Slur, your knowledge of being a jerk off is irrelevant, but certainly adequate.
Congratulations you are a fool with a search engine! You don't even know what a PCB is in a computer forum. It is commonly used as an abbreviation for PRINTED CIRCUIT BOARD a substrate for the video card. But since you are concerned with chemistry it's root is in older substrates that were made from Polychlorinated Biphenyl. Also Mr. Search engine, copper, was more precious than gold through out history. In the Americas the Native Americans used to sell gold for copper and much of the territories and trading was done in precious copper. This is something you would learn if you actually went to college and had to take anthropology.
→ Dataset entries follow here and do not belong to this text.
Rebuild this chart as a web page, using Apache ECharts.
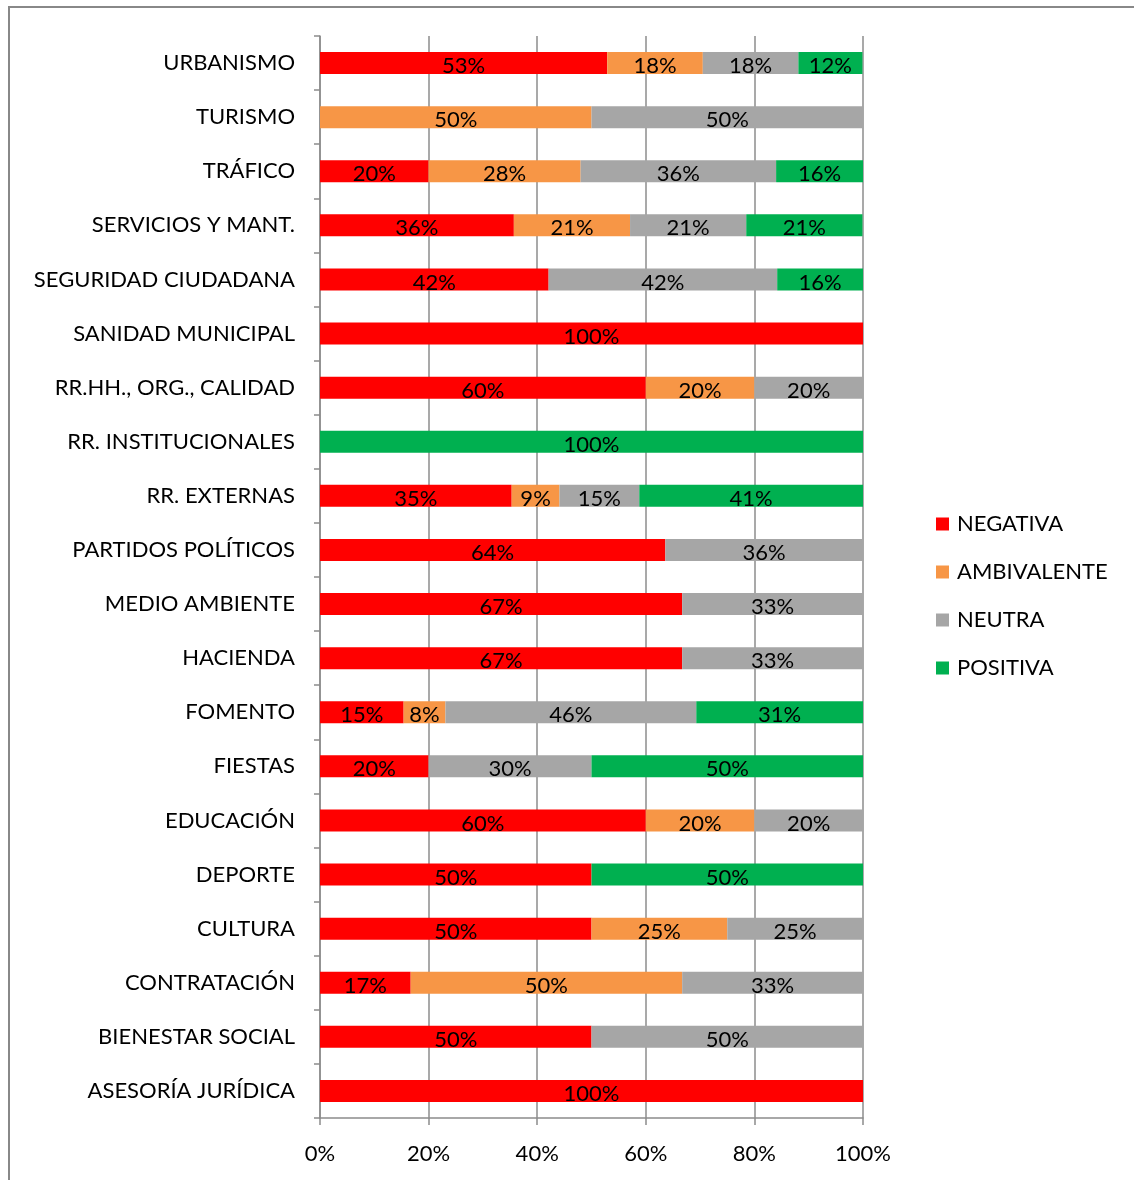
<!DOCTYPE html>
<html>
<head>
<meta charset="utf-8">
<script src="https://cdn.jsdelivr.net/npm/echarts@6/dist/echarts.min.js"></script>
<style>
  html, body { margin: 0; padding: 0; background: #fff; }
  #chart { width: 1134px; height: 1180px; }
</style>
</head>
<body>
<div id="chart"></div>
<script>
// categorías (de arriba a abajo)
const categorias = [
  'URBANISMO', 'TURISMO', 'TRÁFICO', 'SERVICIOS Y MANT.', 'SEGURIDAD CIUDADANA',
  'SANIDAD MUNICIPAL', 'RR.HH., ORG., CALIDAD', 'RR. INSTITUCIONALES', 'RR. EXTERNAS',
  'PARTIDOS POLÍTICOS', 'MEDIO AMBIENTE', 'HACIENDA', 'FOMENTO', 'FIESTAS',
  'EDUCACIÓN', 'DEPORTE', 'CULTURA', 'CONTRATACIÓN', 'BIENESTAR SOCIAL', 'ASESORÍA JURÍDICA'
];
const negativa    = [52.9, 0, 20, 35.7, 42.1, 100, 60, 0, 35.3, 63.6, 66.7, 66.7, 15.4, 20, 60, 50, 50, 16.7, 50, 100];
const ambivalente = [17.6, 50, 28, 21.4, 0, 0, 20, 0, 8.8, 0, 0, 0, 7.7, 0, 20, 0, 25, 50, 0, 0];
const neutra      = [17.6, 50, 36, 21.4, 42.1, 0, 20, 0, 14.7, 36.4, 33.3, 33.3, 46.2, 30, 20, 0, 25, 33.3, 50, 0];
const positiva    = [11.8, 0, 16, 21.4, 15.8, 0, 0, 100, 41.2, 0, 0, 0, 30.8, 50, 0, 50, 0, 0, 0, 0];
const ticks = [0, 20, 40, 60, 80, 100];

const fuente = 'Lato, "Open Sans", sans-serif';
const chart = echarts.init(document.getElementById('chart'));

const serie = (name, data, color) => ({
  name: name,
  type: 'bar',
  stack: 'total',
  data: data,
  barWidth: 22,
  itemStyle: { color: color },
  label: {
    show: true,
    position: 'inside',
    offset: [0, 3],
    color: '#000',
    fontSize: 22,
    fontFamily: fuente,
    formatter: p => p.value ? Math.round(p.value) + '%' : ''
  }
});

const option = {
  animation: false,
  graphic: [{
    type: 'rect',
    shape: { x: 9, y: 7, width: 1140, height: 1190 },
    style: { fill: 'none', stroke: '#888', lineWidth: 2 }
  }],
  grid: { left: 320, right: 271, top: 36, bottom: 62 },
  legend: {
    orient: 'vertical',
    left: 936,
    top: 513,
    padding: 0,
    itemWidth: 13,
    itemHeight: 13,
    itemGap: 26,
    icon: 'rect',
    textStyle: { fontSize: 22, color: '#000', fontFamily: fuente, padding: [0, 0, 0, 3] },
    data: ['NEGATIVA', 'AMBIVALENTE', 'NEUTRA', 'POSITIVA']
  },
  xAxis: {
    type: 'value',
    min: 0,
    max: 100,
    interval: 20,
    axisLine: { show: true, lineStyle: { color: '#8c8c8c', width: 1.5 } },
    axisTick: { show: true, length: 7, lineStyle: { color: '#8c8c8c', width: 1.5 } },
    splitLine: { show: true, lineStyle: { color: '#8c8c8c', width: 1.5 } },
    axisLabel: {
      margin: 25,
      fontSize: 22,
      color: '#000',
      fontFamily: fuente,
      formatter: v => ticks.includes(v) ? v + '%' : ''
    }
  },
  yAxis: {
    type: 'category',
    inverse: true,
    data: categorias,
    axisLine: { show: true, lineStyle: { color: '#8c8c8c', width: 1.5 } },
    axisTick: { show: true, length: 6, lineStyle: { color: '#8c8c8c', width: 1.5 } },
    axisLabel: { margin: 25, fontSize: 22, color: '#000', fontFamily: fuente }
  },
  series: [
    serie('NEGATIVA', negativa, '#ff0000'),
    serie('AMBIVALENTE', ambivalente, '#f79646'),
    serie('NEUTRA', neutra, '#a6a6a6'),
    serie('POSITIVA', positiva, '#00b050')
  ]
};

chart.setOption(option);
</script>
</body>
</html>
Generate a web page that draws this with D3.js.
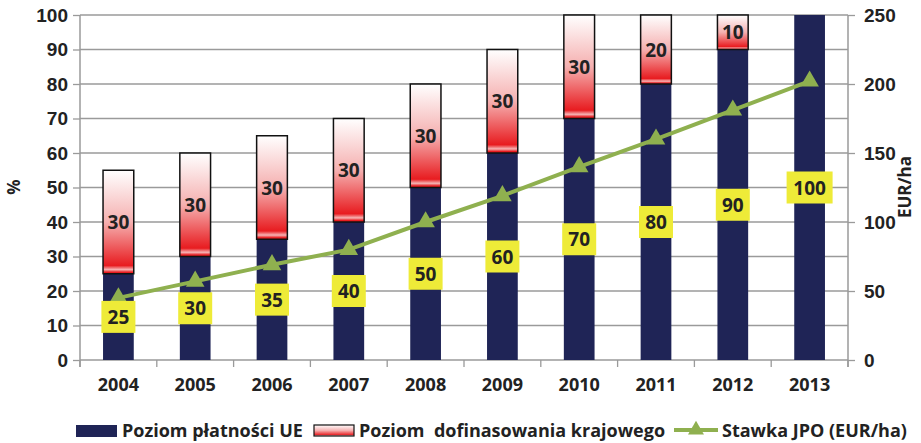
<!DOCTYPE html>
<html>
<head>
<meta charset="utf-8">
<script src="https://cdn.jsdelivr.net/npm/d3@7"></script>
<style>
  html, body { margin: 0; padding: 0; background: #fff; }
  svg { display: block; font-family: "Open Sans", Lato, sans-serif; font-weight: bold; }
</style>
</head>
<body>
<svg id="chart" width="921" height="443"></svg>
<script>
var years = ['2004','2005','2006','2007','2008','2009','2010','2011','2012','2013'];
var euLevel = [25, 30, 35, 40, 50, 60, 70, 80, 90, 100];
var nationalTopUp = [30, 30, 30, 30, 30, 30, 30, 20, 10, 0];
var jpoRate = [45, 57, 69, 80, 100, 119, 140, 160, 181, 202];
var leftTicks = [0, 10, 20, 30, 40, 50, 60, 70, 80, 90, 100];
var rightTicks = [0, 50, 100, 150, 200, 250];

(function () {

var navy = '#1f2456'
var green = '#8fb04f'
var yellow = '#eeeb38'
var grid = '#9a9a9a'
var ink = '#222'

var svg = d3.select('#chart')
var plotLeft = 80, plotRight = 848, plotTop = 15, plotBottom = 360

var x = d3.scaleBand().domain(years).range([plotLeft, plotRight]).paddingInner(0.6).paddingOuter(0.3)
var y = d3.scaleLinear().domain([0, 100]).range([plotBottom, plotTop])
var y2 = d3.scaleLinear().domain([0, 250]).range([plotBottom, plotTop])

// gradient for the national top-up bars (white top, red bottom, pale rim at the foot)
var defs = svg.append('defs')
var grad = defs.append('linearGradient').attr('id', 'redgrad')
    .attr('x1', 0).attr('y1', 0).attr('x2', 0).attr('y2', 1)
var stops = [[0, '#ffffff'], [0.5, '#f5b0b0'], [0.92, '#e81c20'], [0.96, '#f6b4b4'], [0.985, '#e81c20'], [1, '#e81c20']]
stops.forEach(function (s) {
    grad.append('stop').attr('offset', s[0]).attr('stop-color', s[1])
})

// grid
svg.append('g').selectAll('line').data(leftTicks.slice(1)).join('line')
    .attr('x1', plotLeft).attr('x2', plotRight)
    .attr('y1', function (d) { return y(d) }).attr('y2', function (d) { return y(d) })
    .attr('stroke', grid).attr('stroke-width', 1.3)

// left axis
var ax = svg.append('g').attr('transform', 'translate(' + plotLeft + ',0)')
    .call(d3.axisLeft(y).tickValues(leftTicks).tickSize(7).tickPadding(5))
ax.select('.domain').remove()
ax.selectAll('line').attr('stroke', grid).attr('stroke-width', 1.3)
ax.selectAll('text').attr('font-size', 19).attr('fill', ink).attr('font-family', null)
svg.append('line').attr('x1', plotLeft).attr('x2', plotLeft).attr('y1', plotTop).attr('y2', plotBottom + 7)
    .attr('stroke', grid).attr('stroke-width', 1.5)

// right axis
var ax2 = svg.append('g').attr('transform', 'translate(' + plotRight + ',0)')
    .call(d3.axisRight(y2).tickValues(rightTicks).tickSize(7).tickPadding(9))
ax2.select('.domain').remove()
ax2.selectAll('line').attr('stroke', grid).attr('stroke-width', 1.3)
ax2.selectAll('text').attr('font-size', 19).attr('fill', ink).attr('font-family', null)
svg.append('line').attr('x1', plotRight).attr('x2', plotRight).attr('y1', plotTop).attr('y2', plotBottom + 7)
    .attr('stroke', grid).attr('stroke-width', 1.5)

// bottom axis
svg.append('line').attr('x1', plotLeft).attr('x2', plotRight).attr('y1', plotBottom).attr('y2', plotBottom)
    .attr('stroke', grid).attr('stroke-width', 1.5)
svg.append('g').selectAll('line').data(d3.range(years.length + 1)).join('line')
    .attr('x1', function (i) { return plotLeft + i * x.step() })
    .attr('x2', function (i) { return plotLeft + i * x.step() })
    .attr('y1', plotBottom).attr('y2', plotBottom + 7)
    .attr('stroke', grid).attr('stroke-width', 1.3)
var xc = function (d) { return x(d) + x.bandwidth() / 2 }
svg.append('g').selectAll('text').data(years).join('text')
    .attr('x', xc).attr('y', 391).attr('text-anchor', 'middle')
    .attr('font-size', 18).attr('fill', ink).text(function (d) { return d })

// axis titles
svg.append('text').attr('transform', 'translate(20,187) rotate(-90)')
    .attr('text-anchor', 'middle').attr('font-size', 17).attr('fill', ink).text('%')
svg.append('text').attr('transform', 'translate(911,187) rotate(-90)')
    .attr('text-anchor', 'middle').attr('font-size', 17).attr('fill', ink).text('EUR/ha')

// bars
var bars = svg.append('g')
bars.selectAll('rect.eu').data(years).join('rect').attr('class', 'eu')
    .attr('x', function (d) { return x(d) })
    .attr('width', x.bandwidth())
    .attr('y', function (d, i) { return y(euLevel[i]) })
    .attr('height', function (d, i) { return plotBottom - y(euLevel[i]) })
    .attr('fill', navy)
var withTopUp = years.filter(function (d, i) { return nationalTopUp[i] > 0 })
bars.selectAll('rect.nat').data(withTopUp).join('rect')
    .attr('class', 'nat')
    .attr('x', function (d) { return x(d) })
    .attr('width', x.bandwidth())
    .attr('y', function (d) { var i = years.indexOf(d); return y(euLevel[i] + nationalTopUp[i]) })
    .attr('height', function (d) { var i = years.indexOf(d); return y(euLevel[i]) - y(euLevel[i] + nationalTopUp[i]) })
    .attr('fill', 'url(#redgrad)').attr('stroke', '#111').attr('stroke-width', 1.5)

// national labels
svg.append('g').selectAll('text').data(withTopUp).join('text')
    .attr('x', xc)
    .attr('y', function (d) { var i = years.indexOf(d); return y(euLevel[i] + nationalTopUp[i] / 2) + 7 })
    .attr('text-anchor', 'middle').attr('font-size', 19).attr('fill', ink)
    .text(function (d) { return nationalTopUp[years.indexOf(d)] })

// line
var line = d3.line().x(xc).y(function (d, i) { return y2(jpoRate[i]) })
svg.append('path').datum(years).attr('d', line)
    .attr('fill', 'none').attr('stroke', green).attr('stroke-width', 4)
var tri = d3.symbol().type(d3.symbolTriangle).size(150)
svg.append('g').selectAll('path').data(years).join('path')
    .attr('transform', function (d, i) { return 'translate(' + xc(d) + ',' + y2(jpoRate[i]) + ')' })
    .attr('d', tri).attr('fill', green)

// EU labels in yellow boxes
var lab = svg.append('g').selectAll('g').data(years).join('g')
    .attr('transform', function (d, i) { return 'translate(' + xc(d) + ',' + y(euLevel[i] / 2) + ')' })
lab.append('rect')
    .attr('x', function (d, i) { return euLevel[i] >= 100 ? -23 : -17 })
    .attr('width', function (d, i) { return euLevel[i] >= 100 ? 46 : 34 })
    .attr('y', -16).attr('height', 32).attr('fill', yellow)
lab.append('text').attr('text-anchor', 'middle').attr('y', 7)
    .attr('font-size', 19).attr('fill', ink)
    .text(function (d, i) { return euLevel[i] })

// legend
var lg = svg.append('g')
lg.append('rect').attr('x', 76).attr('y', 425).attr('width', 41).attr('height', 12).attr('fill', navy)
lg.append('text').attr('x', 122).attr('y', 437).attr('font-size', 18).attr('fill', ink).text('Poziom płatności UE')
lg.append('rect').attr('x', 314).attr('y', 425).attr('width', 40).attr('height', 11)
    .attr('fill', 'url(#redgrad)').attr('stroke', '#111').attr('stroke-width', 1.2)
lg.append('text').attr('x', 359).attr('y', 437).attr('font-size', 18).attr('fill', ink)
    .style('white-space', 'pre').text('Poziom  dofinasowania krajowego')
lg.append('line').attr('x1', 674).attr('x2', 718).attr('y1', 430).attr('y2', 430)
    .attr('stroke', green).attr('stroke-width', 4)
lg.append('path').attr('transform', 'translate(696,430)').attr('d', d3.symbol().type(d3.symbolTriangle).size(110)).attr('fill', green)
lg.append('text').attr('x', 722).attr('y', 437).attr('font-size', 18).attr('fill', ink).text('Stawka JPO (EUR/ha)')

})()
</script>
</body>
</html>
But chemistry man lets stick to the question at hand which is METALURGY not chemistry. The process of manufacture and rare earth elemental formations and heavy isotopes of a material alter its properties. This was covered in my disclaimer of high nobles and alloys (iridium), but maybe you can't read. As to the silicon conductors on the shuttle that is industrially produced silicon that sub-atomically is quite different than what occurs naturally on earth anyway. Maybe we could argue the thermo dynamic properties of Jupiter’s Hydrogen metal core? Listen up here, synthetic and bort diamonds are not special they are assembling a molecular structure conducive to heat and electrical transfer using a delocalized plane of free electrons to "glide" energy across excited electrons. Hey you forgot nano tubes! You should spend more time actually reading and trying to comprehend, instead of crawling the internet in an attempt at trying to look cool in front of people who have better things to do. Hey I got something for you it's your AXX. Now if you'll excuse me I have better things to do than hand it to you all day. P.S. Nice graph Search Engine, Maybe you were Lord Kelvin in your last life .
P.P.S No Search Engines were harmed in the production of this response.